▸ **STORED DATA**:
******************************

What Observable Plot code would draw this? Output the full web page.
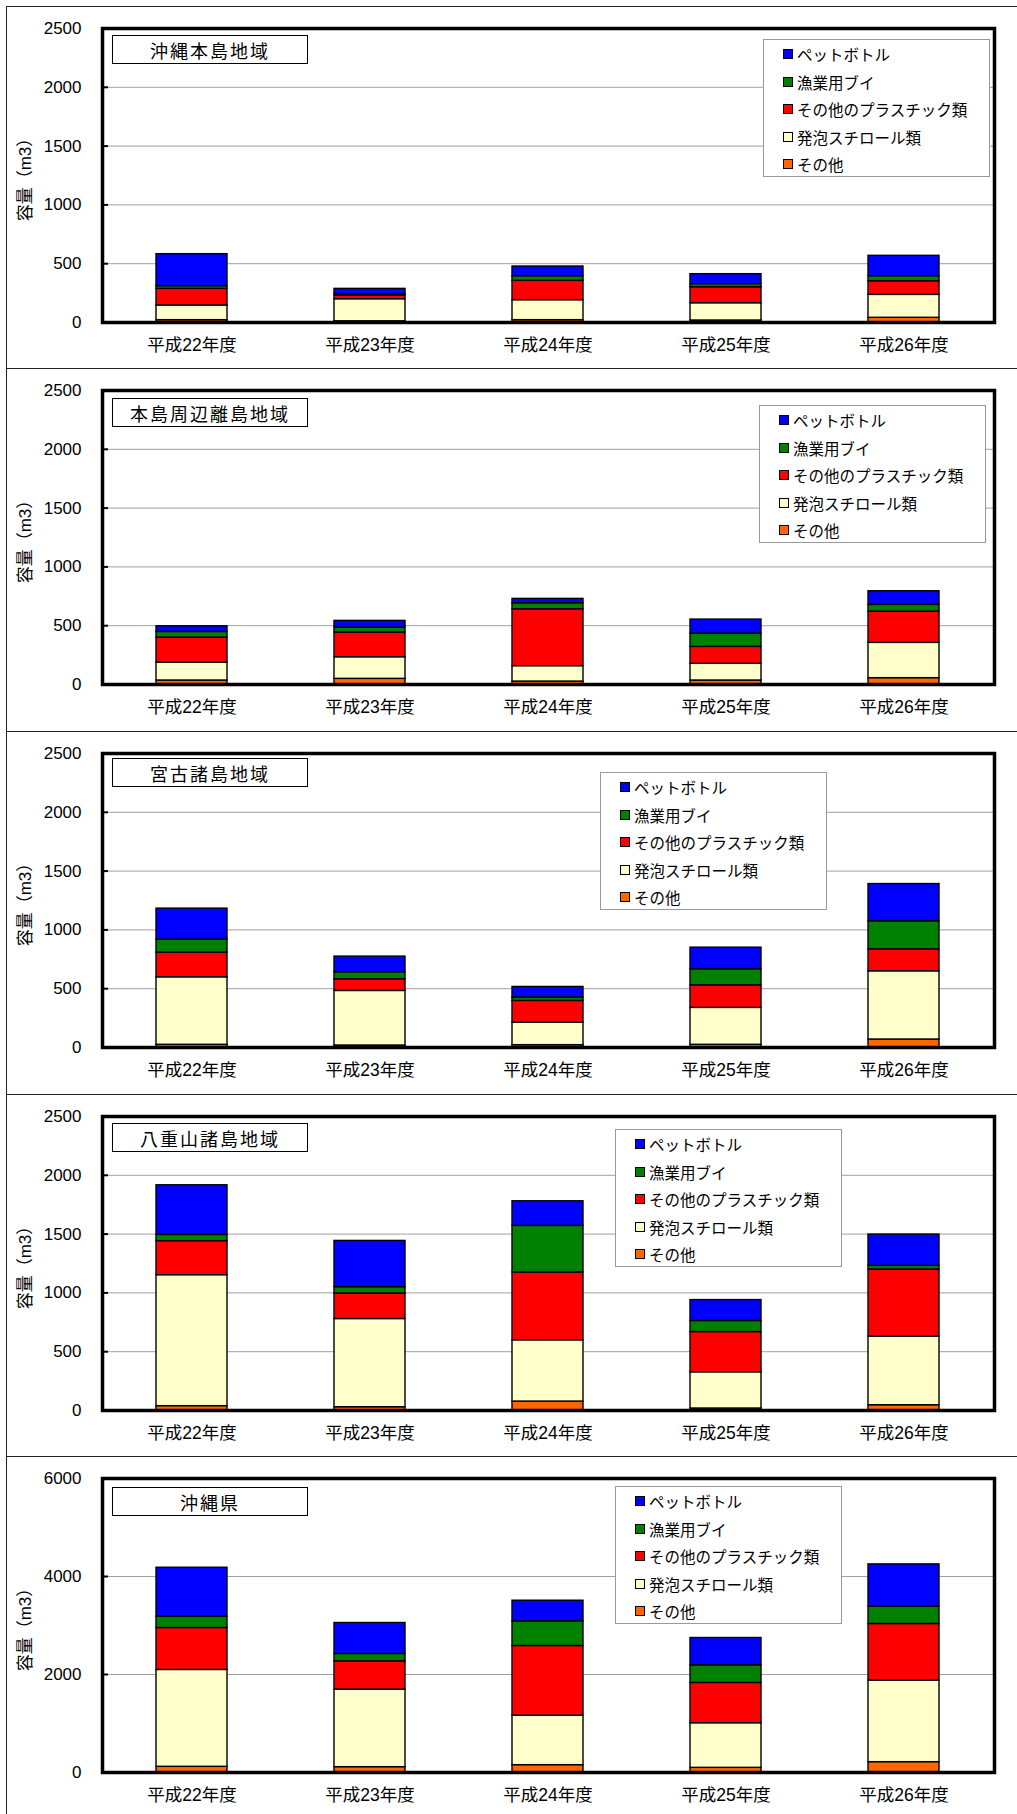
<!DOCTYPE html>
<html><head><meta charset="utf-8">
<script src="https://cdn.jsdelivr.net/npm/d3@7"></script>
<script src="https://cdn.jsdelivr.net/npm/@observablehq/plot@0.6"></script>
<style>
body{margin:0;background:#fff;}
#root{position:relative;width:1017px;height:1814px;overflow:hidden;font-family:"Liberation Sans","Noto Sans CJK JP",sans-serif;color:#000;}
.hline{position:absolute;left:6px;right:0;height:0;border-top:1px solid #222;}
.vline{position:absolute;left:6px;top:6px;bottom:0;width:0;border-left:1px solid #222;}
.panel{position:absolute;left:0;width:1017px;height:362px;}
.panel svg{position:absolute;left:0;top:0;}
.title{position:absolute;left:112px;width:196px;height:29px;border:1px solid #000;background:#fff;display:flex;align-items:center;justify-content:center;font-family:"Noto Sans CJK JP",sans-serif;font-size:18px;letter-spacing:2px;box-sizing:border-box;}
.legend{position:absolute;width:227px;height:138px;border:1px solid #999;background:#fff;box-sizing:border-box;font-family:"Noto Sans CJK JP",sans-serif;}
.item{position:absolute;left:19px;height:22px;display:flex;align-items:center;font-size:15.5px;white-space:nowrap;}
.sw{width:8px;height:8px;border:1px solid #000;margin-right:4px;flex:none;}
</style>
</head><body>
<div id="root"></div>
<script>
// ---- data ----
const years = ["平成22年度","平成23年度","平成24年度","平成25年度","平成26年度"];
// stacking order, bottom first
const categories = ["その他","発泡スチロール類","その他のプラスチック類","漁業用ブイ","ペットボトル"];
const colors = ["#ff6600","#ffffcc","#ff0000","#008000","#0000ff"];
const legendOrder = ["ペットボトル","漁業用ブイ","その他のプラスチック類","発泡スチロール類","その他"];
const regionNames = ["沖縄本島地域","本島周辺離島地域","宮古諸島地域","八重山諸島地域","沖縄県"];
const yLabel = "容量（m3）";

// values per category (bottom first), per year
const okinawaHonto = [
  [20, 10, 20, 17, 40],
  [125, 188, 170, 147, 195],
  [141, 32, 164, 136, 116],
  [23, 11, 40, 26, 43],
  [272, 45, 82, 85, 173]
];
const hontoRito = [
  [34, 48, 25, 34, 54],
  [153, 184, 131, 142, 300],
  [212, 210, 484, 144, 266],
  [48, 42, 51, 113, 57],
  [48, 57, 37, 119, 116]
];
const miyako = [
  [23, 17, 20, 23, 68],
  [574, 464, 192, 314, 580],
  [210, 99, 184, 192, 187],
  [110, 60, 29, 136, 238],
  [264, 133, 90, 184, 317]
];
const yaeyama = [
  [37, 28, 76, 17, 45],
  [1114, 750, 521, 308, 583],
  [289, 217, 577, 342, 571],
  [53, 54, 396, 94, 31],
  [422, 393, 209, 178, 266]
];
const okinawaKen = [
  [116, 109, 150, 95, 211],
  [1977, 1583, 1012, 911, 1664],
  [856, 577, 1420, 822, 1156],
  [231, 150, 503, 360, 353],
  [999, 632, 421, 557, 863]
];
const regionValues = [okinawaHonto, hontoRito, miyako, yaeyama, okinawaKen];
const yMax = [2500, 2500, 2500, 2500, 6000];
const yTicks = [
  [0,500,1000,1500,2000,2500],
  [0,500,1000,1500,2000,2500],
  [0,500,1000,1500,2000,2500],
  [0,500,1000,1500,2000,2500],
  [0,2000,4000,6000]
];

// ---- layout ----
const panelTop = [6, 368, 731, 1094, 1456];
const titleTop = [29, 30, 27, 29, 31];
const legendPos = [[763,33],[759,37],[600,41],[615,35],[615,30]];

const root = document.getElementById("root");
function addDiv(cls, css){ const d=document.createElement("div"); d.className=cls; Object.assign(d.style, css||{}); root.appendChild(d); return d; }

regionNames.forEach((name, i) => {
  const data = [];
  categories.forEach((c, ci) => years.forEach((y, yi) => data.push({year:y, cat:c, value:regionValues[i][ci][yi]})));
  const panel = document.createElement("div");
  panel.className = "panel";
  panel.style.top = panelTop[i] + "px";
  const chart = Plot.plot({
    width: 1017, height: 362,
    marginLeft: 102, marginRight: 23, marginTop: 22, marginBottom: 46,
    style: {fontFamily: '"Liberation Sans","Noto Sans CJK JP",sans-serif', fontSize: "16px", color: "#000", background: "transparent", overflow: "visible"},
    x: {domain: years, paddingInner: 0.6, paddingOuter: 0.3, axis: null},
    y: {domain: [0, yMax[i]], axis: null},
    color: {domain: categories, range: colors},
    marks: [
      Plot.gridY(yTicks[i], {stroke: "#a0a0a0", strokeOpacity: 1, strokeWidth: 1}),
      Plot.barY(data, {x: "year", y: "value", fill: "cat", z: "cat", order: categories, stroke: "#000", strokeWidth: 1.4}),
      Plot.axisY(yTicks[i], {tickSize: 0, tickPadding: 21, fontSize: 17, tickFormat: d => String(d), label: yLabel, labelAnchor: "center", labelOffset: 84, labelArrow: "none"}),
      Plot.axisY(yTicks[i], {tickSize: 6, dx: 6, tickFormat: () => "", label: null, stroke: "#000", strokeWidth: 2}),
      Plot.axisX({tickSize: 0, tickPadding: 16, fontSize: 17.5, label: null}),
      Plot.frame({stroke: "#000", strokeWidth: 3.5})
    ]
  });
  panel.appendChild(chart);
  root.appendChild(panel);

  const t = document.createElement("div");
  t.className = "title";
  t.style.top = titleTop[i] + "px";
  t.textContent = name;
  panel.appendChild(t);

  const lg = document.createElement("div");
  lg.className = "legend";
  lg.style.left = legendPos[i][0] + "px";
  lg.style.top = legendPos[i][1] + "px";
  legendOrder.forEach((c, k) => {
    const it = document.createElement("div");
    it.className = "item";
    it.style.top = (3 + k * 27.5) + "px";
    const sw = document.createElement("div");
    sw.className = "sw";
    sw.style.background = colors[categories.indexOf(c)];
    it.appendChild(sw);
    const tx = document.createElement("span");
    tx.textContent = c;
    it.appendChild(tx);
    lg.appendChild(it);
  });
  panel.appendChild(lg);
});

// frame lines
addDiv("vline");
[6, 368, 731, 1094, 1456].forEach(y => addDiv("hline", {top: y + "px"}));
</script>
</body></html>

******************************

▸ **WHAT TO WORK ON**: Transcribe the full listing character for character. Pictures are excluded.

▸ **FINAL RESULT**:
What Observable Plot code would draw this? Output the full web page.
<!DOCTYPE html>
<html><head><meta charset="utf-8">
<script src="https://cdn.jsdelivr.net/npm/d3@7"></script>
<script src="https://cdn.jsdelivr.net/npm/@observablehq/plot@0.6"></script>
<style>
body{margin:0;background:#fff;}
#root{position:relative;width:1017px;height:1814px;overflow:hidden;font-family:"Liberation Sans","Noto Sans CJK JP",sans-serif;color:#000;}
.hline{position:absolute;left:6px;right:0;height:0;border-top:1px solid #222;}
.vline{position:absolute;left:6px;top:6px;bottom:0;width:0;border-left:1px solid #222;}
.panel{position:absolute;left:0;width:1017px;height:362px;}
.panel svg{position:absolute;left:0;top:0;}
.title{position:absolute;left:112px;width:196px;height:29px;border:1px solid #000;background:#fff;display:flex;align-items:center;justify-content:center;font-family:"Noto Sans CJK JP",sans-serif;font-size:18px;letter-spacing:2px;box-sizing:border-box;}
.legend{position:absolute;width:227px;height:138px;border:1px solid #999;background:#fff;box-sizing:border-box;font-family:"Noto Sans CJK JP",sans-serif;}
.item{position:absolute;left:19px;height:22px;display:flex;align-items:center;font-size:15.5px;white-space:nowrap;}
.sw{width:8px;height:8px;border:1px solid #000;margin-right:4px;flex:none;}
</style>
</head><body>
<div id="root"></div>
<script>
// ---- data ----
const years = ["平成22年度","平成23年度","平成24年度","平成25年度","平成26年度"];
// stacking order, bottom first
const categories = ["その他","発泡スチロール類","その他のプラスチック類","漁業用ブイ","ペットボトル"];
const colors = ["#ff6600","#ffffcc","#ff0000","#008000","#0000ff"];
const legendOrder = ["ペットボトル","漁業用ブイ","その他のプラスチック類","発泡スチロール類","その他"];
const regionNames = ["沖縄本島地域","本島周辺離島地域","宮古諸島地域","八重山諸島地域","沖縄県"];
const yLabel = "容量（m3）";

// values per category (bottom first), per year
const okinawaHonto = [
  [20, 10, 20, 17, 40],
  [125, 188, 170, 147, 195],
  [141, 32, 164, 136, 116],
  [23, 11, 40, 26, 43],
  [272, 45, 82, 85, 173]
];
const hontoRito = [
  [34, 48, 25, 34, 54],
  [153, 184, 131, 142, 300],
  [212, 210, 484, 144, 266],
  [48, 42, 51, 113, 57],
  [48, 57, 37, 119, 116]
];
const miyako = [
  [23, 17, 20, 23, 68],
  [574, 464, 192, 314, 580],
  [210, 99, 184, 192, 187],
  [110, 60, 29, 136, 238],
  [264, 133, 90, 184, 317]
];
const yaeyama = [
  [37, 28, 76, 17, 45],
  [1114, 750, 521, 308, 583],
  [289, 217, 577, 342, 571],
  [53, 54, 396, 94, 31],
  [422, 393, 209, 178, 266]
];
const okinawaKen = [
  [116, 109, 150, 95, 211],
  [1977, 1583, 1012, 911, 1664],
  [856, 577, 1420, 822, 1156],
  [231, 150, 503, 360, 353],
  [999, 632, 421, 557, 863]
];
const regionValues = [okinawaHonto, hontoRito, miyako, yaeyama, okinawaKen];
const yMax = [2500, 2500, 2500, 2500, 6000];
const yTicks = [
  [0,500,1000,1500,2000,2500],
  [0,500,1000,1500,2000,2500],
  [0,500,1000,1500,2000,2500],
  [0,500,1000,1500,2000,2500],
  [0,2000,4000,6000]
];

// ---- layout ----
const panelTop = [6, 368, 731, 1094, 1456];
const titleTop = [29, 30, 27, 29, 31];
const legendPos = [[763,33],[759,37],[600,41],[615,35],[615,30]];

const root = document.getElementById("root");
function addDiv(cls, css){ const d=document.createElement("div"); d.className=cls; Object.assign(d.style, css||{}); root.appendChild(d); return d; }

regionNames.forEach((name, i) => {
  const data = [];
  categories.forEach((c, ci) => years.forEach((y, yi) => data.push({year:y, cat:c, value:regionValues[i][ci][yi]})));
  const panel = document.createElement("div");
  panel.className = "panel";
  panel.style.top = panelTop[i] + "px";
  const chart = Plot.plot({
    width: 1017, height: 362,
    marginLeft: 102, marginRight: 23, marginTop: 22, marginBottom: 46,
    style: {fontFamily: '"Liberation Sans","Noto Sans CJK JP",sans-serif', fontSize: "16px", color: "#000", background: "transparent", overflow: "visible"},
    x: {domain: years, paddingInner: 0.6, paddingOuter: 0.3, axis: null},
    y: {domain: [0, yMax[i]], axis: null},
    color: {domain: categories, range: colors},
    marks: [
      Plot.gridY(yTicks[i], {stroke: "#a0a0a0", strokeOpacity: 1, strokeWidth: 1}),
      Plot.barY(data, {x: "year", y: "value", fill: "cat", z: "cat", order: categories, stroke: "#000", strokeWidth: 1.4}),
      Plot.axisY(yTicks[i], {tickSize: 0, tickPadding: 21, fontSize: 17, tickFormat: d => String(d), label: yLabel, labelAnchor: "center", labelOffset: 84, labelArrow: "none"}),
      Plot.axisY(yTicks[i], {tickSize: 6, dx: 6, tickFormat: () => "", label: null, stroke: "#000", strokeWidth: 2}),
      Plot.axisX({tickSize: 0, tickPadding: 16, fontSize: 17.5, label: null}),
      Plot.frame({stroke: "#000", strokeWidth: 3.5})
    ]
  });
  panel.appendChild(chart);
  root.appendChild(panel);

  const t = document.createElement("div");
  t.className = "title";
  t.style.top = titleTop[i] + "px";
  t.textContent = name;
  panel.appendChild(t);

  const lg = document.createElement("div");
  lg.className = "legend";
  lg.style.left = legendPos[i][0] + "px";
  lg.style.top = legendPos[i][1] + "px";
  legendOrder.forEach((c, k) => {
    const it = document.createElement("div");
    it.className = "item";
    it.style.top = (3 + k * 27.5) + "px";
    const sw = document.createElement("div");
    sw.className = "sw";
    sw.style.background = colors[categories.indexOf(c)];
    it.appendChild(sw);
    const tx = document.createElement("span");
    tx.textContent = c;
    it.appendChild(tx);
    lg.appendChild(it);
  });
  panel.appendChild(lg);
});

// frame lines
addDiv("vline");
[6, 368, 731, 1094, 1456].forEach(y => addDiv("hline", {top: y + "px"}));
</script>
</body></html>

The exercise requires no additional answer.